One of my readers has described my book Make a Joyful Noise as “quaint”.
I have been thinking more about what drove me to write this “quaint” novel, prompted in part by a recent interview with author Julia Hughes in which she asked me who or what was the inspiration for my writing.
Musicians’ behaviour has always fascinated me and I have explored this in the novel, sending various characters up when I feel they deserve it. Musicians have quite a challenge as they need to develop a very thick skin to survive, along with a strong sense of self worth that can easily lead to a seeming arrogance, and yet at the same time they have to function sensitively, thoughtfully and as part of a team when they perform. People can get this the wrong way round and be terribly sensitive to their own needs and feelings, but not be able to function in a group as they lack empathy. This can lead to some fairly spectacular personality clashes and misunderstandings, not to mention musical punch ups, and has been a rich source of humour for me. The anti-hero Tristan Proudfoot in my novel is an extreme example of a man sensitive to his own feelings and needs before everyone else’s.

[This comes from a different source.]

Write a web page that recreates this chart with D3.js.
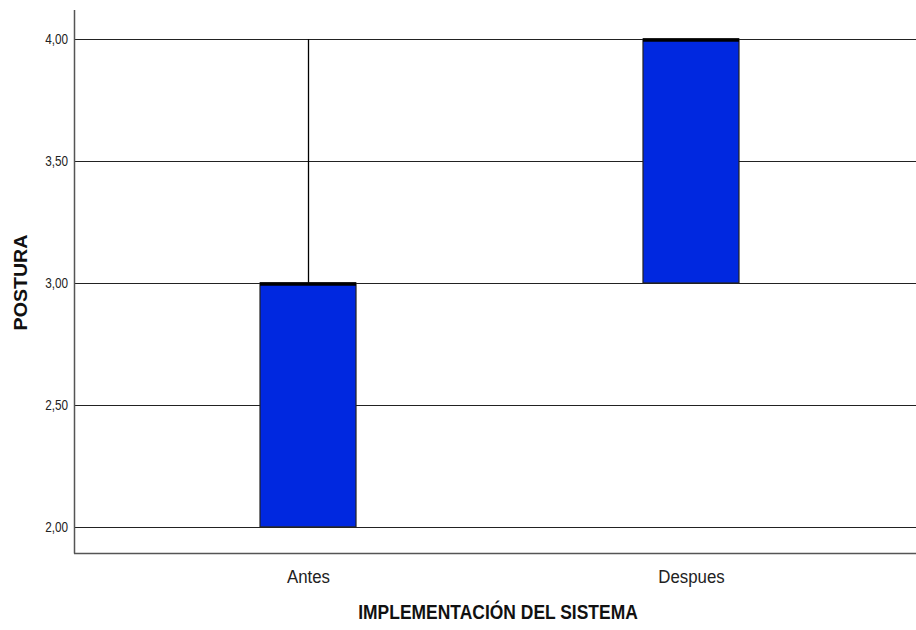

This reminds me of something I heard an adjudicator say at a festival once.
“No one likes a show off – except on the stage!”
Please everyone, don’t forget to notice when you leave the stage.
Oh and before I go, just a word about the characters in my novel, to set the record straight. Many readers have told me that they recognise characters in the novel as various musical “types” and have certainly met people just like them (good, so it seems realistic!). Others have told me they know exactly who the characters are (for example Tristan is apparently “definitely” Simon Rattle– he isn’t by the way! Nothing like.). Make a Joyful Noise is a work of fiction. That means it is all made up.
Actually, I think I like “quaint” as a description of my novel, Make a Joyful Noise. It seems to fit.